The Carlisle Mosquito Online

Friday, August 27, 1999

Can the Conant Land afford housing?

To the Editor:

After reading the 8/13/99 Mosquito articles regarding the housing authority, and having attended numerous housing meetings, I am compelled to add needed information. This story failed to raise a single hard question.

Though most would support the need for affordable housing, not everyone is pleased that the Conant Land is again under consideration. Since the Conant Land was purchased for "municipal purposes," the fire station, police station, and, most recently, the Town Hall have been placed on this land. Because the land belongs to the town, and is "free," this site is once again under scrutiny.

Nonetheless, building on the Conant terrain will be extremely costly for the town even with possible grant monies. Extensive wetlands, vernal pools and glacial rock formations, like Castle Rock, dot the landscape. Building on bedrock requires blasting. Blasting leads to other complications which will further impact the aquifer and delicate ecosystem.

The town center has serious, unresolved water problems. Additional pressure on the water table from both the building and operation of housing units could create further problems for the center and abutters. On this note, there are no plans for a needed water study on the site as this is not the charge of the committee, according to chairperson Marty Galligan.

The committee's responsibility is to find a site(s) and begin the Herculean task of meeting the 10 percent affordable housing quota mandated by the state. Of the 351 cities and towns in Massachusetts, only 24 communities have come close to, or surpassed this 10 percent, and these are almost entirely metropolitan. What people need to understand is that the Conant proposal is just the tip of the iceberg. The town has selected the Conant site for housing by promoting the myth that it will keep the developers at bay. Ten percent would translate to approximately 160 affordable housing units throughout the town. Until Carlisle meets this 10 percent quota, the developers will not be stopped even though we are showing "good faith" toward diminishing the required percentage. We have a long way to go and an affordable project of rental properties on Conant is analogous to hitting a fly with a sledgehammer.

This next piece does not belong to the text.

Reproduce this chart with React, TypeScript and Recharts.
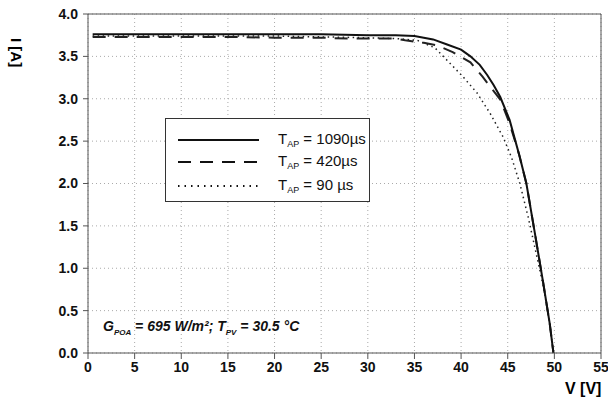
import React from "react";
import { LineChart, Line, XAxis, YAxis, CartesianGrid, ReferenceLine } from "recharts";

const xTicks = [0, 5, 10, 15, 20, 25, 30, 35, 40, 45, 50, 55];
const yTicks = [0, 0.5, 1, 1.5, 2, 2.5, 3, 3.5, 4];

const solidV = [0.5, 5, 10, 15, 20, 25, 30, 33, 35, 36, 37, 38.5, 40, 41, 42, 42.8, 43.5, 44.2, 45.2, 46.3, 47, 47.9, 48.8, 49.5, 49.9];
const solidI = [3.76, 3.76, 3.76, 3.76, 3.76, 3.76, 3.75, 3.75, 3.74, 3.72, 3.7, 3.64, 3.58, 3.5, 3.4, 3.28, 3.16, 3.02, 2.75, 2.31, 2.0, 1.42, 0.83, 0.35, 0];

const dashedV = [0.5, 5, 10, 15, 20, 25, 28, 30, 33, 34, 36, 37.4, 39.1, 41, 42.3, 43.2, 44.2, 45.2, 46.2, 47, 47.9, 48.8, 49.5, 49.9];
const dashedI = [3.73, 3.73, 3.73, 3.73, 3.72, 3.72, 3.71, 3.71, 3.71, 3.69, 3.66, 3.63, 3.55, 3.43, 3.26, 3.13, 2.99, 2.71, 2.35, 2.0, 1.42, 0.83, 0.35, 0];

const dottedV = [0.5, 5, 10, 15, 20, 25, 30, 33, 35.3, 37.2, 38.8, 40.2, 41.7, 43.1, 44.5, 45.4, 46.3, 47.2, 48, 48.8, 49.5, 49.9];
const dottedI = [3.74, 3.74, 3.74, 3.74, 3.74, 3.73, 3.72, 3.71, 3.69, 3.6, 3.42, 3.26, 3.07, 2.83, 2.55, 2.31, 2.0, 1.6, 1.2, 0.8, 0.35, 0];

const seriesLabels = ["1090µs", "420µs", "90 µs"];

const toData = (v: number[], i: number[]) => v.map((x, k) => ({ v: x, i: i[k] }));
const solidData = toData(solidV, solidI);
const dashedData = toData(dashedV, dashedI);
const dottedData = toData(dottedV, dottedI);

const FONT = "'Liberation Sans', Arial, sans-serif";

const LegendBox = () => {
  const styles = [
    { dash: undefined, w: 2 },
    { dash: "13 9", w: 2 },
    { dash: "1.5 5", w: 2 },
  ];
  return (
    <div style={{ position: "absolute", left: 165, top: 118, width: 205, height: 84, border: "1px solid #333", background: "#fff", boxSizing: "border-box", fontFamily: FONT }}>
      {seriesLabels.map((lab, k) => (
        <div key={k} style={{ position: "absolute", left: 0, top: [10, 32, 56][k], height: 22, width: 205 }}>
          <svg width={100} height={22} style={{ position: "absolute", left: 0, top: 0 }}>
            <line x1={12} x2={93} y1={11} y2={11} stroke="#111" strokeWidth={styles[k].w} strokeDasharray={styles[k].dash} />
          </svg>
          <div style={{ position: "absolute", left: 112, top: 1, fontSize: 15, color: "#111", whiteSpace: "nowrap" }}>
            T<sub style={{ fontSize: 9, verticalAlign: "-3px" }}>AP</sub> = {lab}
          </div>
        </div>
      ))}
    </div>
  );
};

export default function App() {
  return (
    <div style={{ position: "absolute", left: 0, top: 0, width: 608, height: 398, background: "#fff" }}>
      <LineChart width={608} height={398} margin={{ top: 14, right: 7, left: 50, bottom: 15 }}>
        <CartesianGrid stroke="#aaa" strokeDasharray="1 3" />
        <XAxis
          type="number"
          dataKey="v"
          domain={[0, 55]}
          ticks={xTicks}
          allowDataOverflow
          height={30}
          stroke="#555"
          tickSize={6}
          tick={{ fill: "#111", fontSize: 14, fontWeight: "bold", fontFamily: FONT }}
          tickMargin={3}
        />
        <YAxis
          type="number"
          dataKey="i"
          domain={[0, 4]}
          ticks={yTicks}
          width={38}
          stroke="#555"
          tickSize={5}
          tickFormatter={(t: number) => t.toFixed(1)}
          tick={{ fill: "#111", fontSize: 14, fontWeight: "bold", fontFamily: FONT }}
          tickMargin={5}
        />
        <ReferenceLine x={55} stroke="#555" />
        <ReferenceLine y={4} stroke="#555" />
        <Line data={dottedData} dataKey="i" stroke="#222" strokeWidth={1.5} strokeDasharray="1.5 3.5" dot={false} isAnimationActive={false} type="linear" />
        <Line data={dashedData} dataKey="i" stroke="#222" strokeWidth={2} strokeDasharray="13 9" dot={false} isAnimationActive={false} type="linear" />
        <Line data={solidData} dataKey="i" stroke="#111" strokeWidth={2} dot={false} isAnimationActive={false} type="linear" />
      </LineChart>
      <LegendBox />
      <div style={{ position: "absolute", top: 38, left: 25, fontFamily: FONT, fontWeight: "bold", fontSize: 15, transform: "rotate(90deg)", transformOrigin: "left top", whiteSpace: "nowrap" }}>
        I [A]
      </div>
      <div style={{ position: "absolute", left: 565, top: 380, fontFamily: FONT, fontWeight: "bold", fontSize: 16, whiteSpace: "nowrap" }}>
        V [V]
      </div>
      <div style={{ position: "absolute", left: 103, top: 318, fontFamily: FONT, fontWeight: "bold", fontStyle: "italic", fontSize: 14, whiteSpace: "nowrap", color: "#111" }}>
        G<sub style={{ fontSize: 8 }}>POA</sub> = 695 W/m²; T<sub style={{ fontSize: 8 }}>PV</sub> = 30.5 °C
      </div>
    </div>
  );
}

More investigation is needed on this complicated issue. As suggested by the committee, units should be a combination of affordable and market price. Additionally, they should be integrated throughout town so that they are not identifiable as "affordable." We should ask our selectmen and planning board to promote town by-laws to lead the way, and demand that affordable housing be incorporated into new developments. Let's not allow the fear of developer(s) to dictate what we should do.